In the lobby, Amanda Kaye (bless her cotton socks) said, “Come and meet the musician I was telling you about.”
Tim Pitchford is a composer, vocalist, multi-instrumentalist, producer and sound engineer. We chatted about the need to wear a few hats to survive in the arts, and I mentioned teaching piano and living in the Scenic Rim.
“Well funny you should say that,” Tim said. “I was at an event called Arts Ablaze in Kooralbyn last month. I was doing the sound for…”
“OMG! Tim the sound engineer! You were the sound man for the Haystack Mountain Hermits! I saw them. They were fantastic!”
Suddenly we had an understanding. Tim is based in Tamborine, same as the Hermits, which are a family of superb musicians. I have been chomping at the bit to write about them, but I reviewed Arts Ablaze for a platform, and it’s stuck in a cyberspace pipeline, so I can’t write more until that’s out. But I uploaded a video of them to YouTube, and it’s here. [Update: here’s that Arts Ablaze review for Scenestr.]

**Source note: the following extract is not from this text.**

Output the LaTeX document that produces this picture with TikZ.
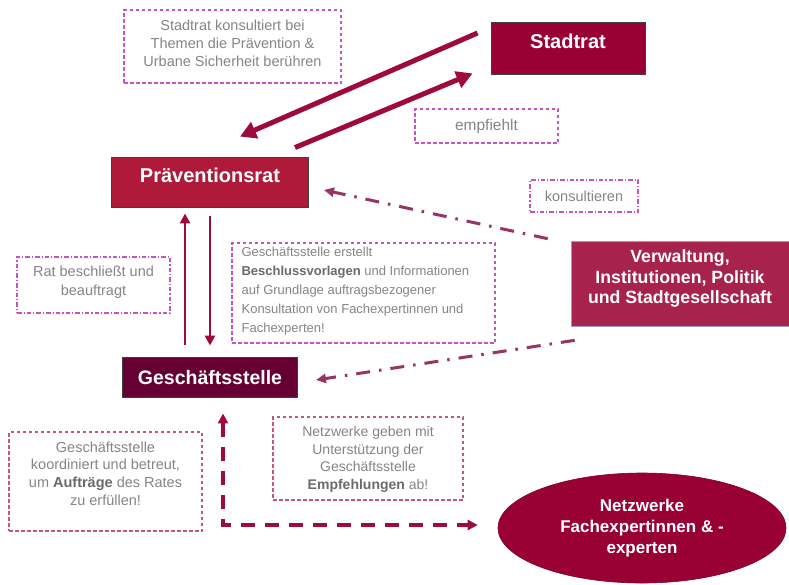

After the interval, we finally saw Norm. Here is a paragraph from Amanda’s Director’s Statement on her website:
With the subject matter being that of a serious nature I felt a need to communicate the film’s story in the form of a dark comedy to reach a broader audience. A favourite form of storytelling, dark comedy allows the humorous idiosyncrasies of characters to transpire into the serious situations that evolves throughout the film, thus creating serious thought and self reflection as well as amusement for the audience. This is where I believe true comedy lies and where the world of ‘Norm’ should reside.Amanda Kaye
Norm was gripping from start to finish, funny and chilling at the same time. Amanda and her crew walked that fine line with artful precision. I thought maybe this was about personality disorder, not being able to trust what is real and how frightening that is. But I don’t think that’s mentioned on the website. Of course I listened intently to all the music! Amanda said Tim came up with the music for the end credits in one take, and I heard his dulcet tones over a kind of wonky piano bar blues, “I’m Norm, but I’m not normal…” Superb!
Update: After this post came out Tim said, “I definitely can’t take all the credit! Big huge thanks to fellow composer and sound designer Brent Henshaw for the incredible work and effort. The film won People’s Choice at the festival, and I couldn’t be more proud of Amanda and the effort her and the crew put in. Stoked to be apart of it. I feel big things on the horizon for Brent and I and is definitely the start of a long career of composing and writing together.”
What a great night meeting creatives. Brisbane – the Goldilocks city, not too big, not too small. It’s just right.